It’s bee blogger exchange week! Yesterday, I highlighted 3 Albuquerque beekeepers on the Sunset website and today we have Margaret Sloan from Sunset’s “Team Bee” returning the favor. Margaret blogs about bees for Sunset Magazine’s One-Block Diet. When she’s not tending to Sunset’s 3 hives, she also is a production coordinator, fact checker, and map maker for the magazine.
Sunset Magazine’s One-Block Diet didn’t start out to build a better work team. It started as a project to help our readers learn to produce their own food in whatever space they have available. Like many of our readers, we had to learn from the ground up to do urban-homesteady things such as make cheese, brew beer, and, yes, raise bees.

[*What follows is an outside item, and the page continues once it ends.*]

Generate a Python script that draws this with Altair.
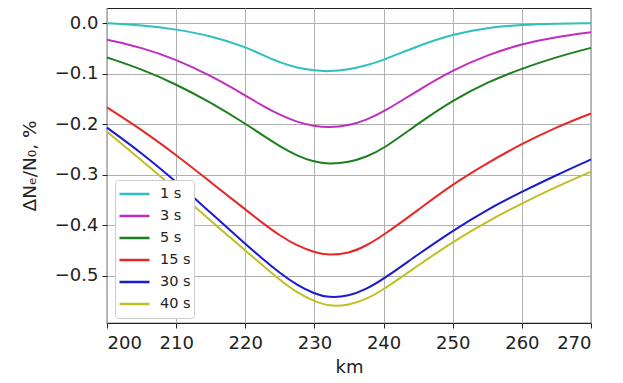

As it so happened, the One-Block Diet’s beekeeping project did have a team-building effect. Communication flowed more freely between departments as Team Bee members buzzed around, talking bees, honey, and yes, Sunset Magazine.
I wanted to know whether other companies who keep bees were having the same team-building experience that we‘ve had at Sunset. And what company is more trendy and in the news for its apiary than Google and the Hiveplex?
I called Rob Peterson, software engineering manager and one of the many beekeepers at Google in Mountain View, CA, only about 20 miles from us at Sunset. In their park like campus-by-the-bay, 120 employees have signed up to tend 4 beehives, sharing the duties of hive inspections, honey extraction, and general bee stuff.
“It’s been a great way to cross-pollinate within Google,” he said, laughing at his own pun. “It’s allowed us to meet people in other walks at Google that we normally wouldn’t meet.” And Google’s beekeeps aren’t just software engineers; they’re also folks from departments as varied as legal, the restaurant, and the dot.org side of Google.
“It also gives people a chance at leadership roles who wouldn’t normally have a chance. They’re not all managers,” Rob said.
At Sunset, Team Bee did just that.
Most of us on Team Bee are not managers, yet we have been able to prove our skills by managing our hives. And two of us are pretty shy; working with the bees has helped us get over that, because we’ve had to meet people and talk about bees. Kimberley Navabpour, Team Bee captain (we call her the Queen Bee) added, “It’s given our co-workers a talking point, a place to start a conversation with us.”
But probably the best thing that has happened to the members of Team Bee is that we’ve all become friends. And that’s pretty sweet.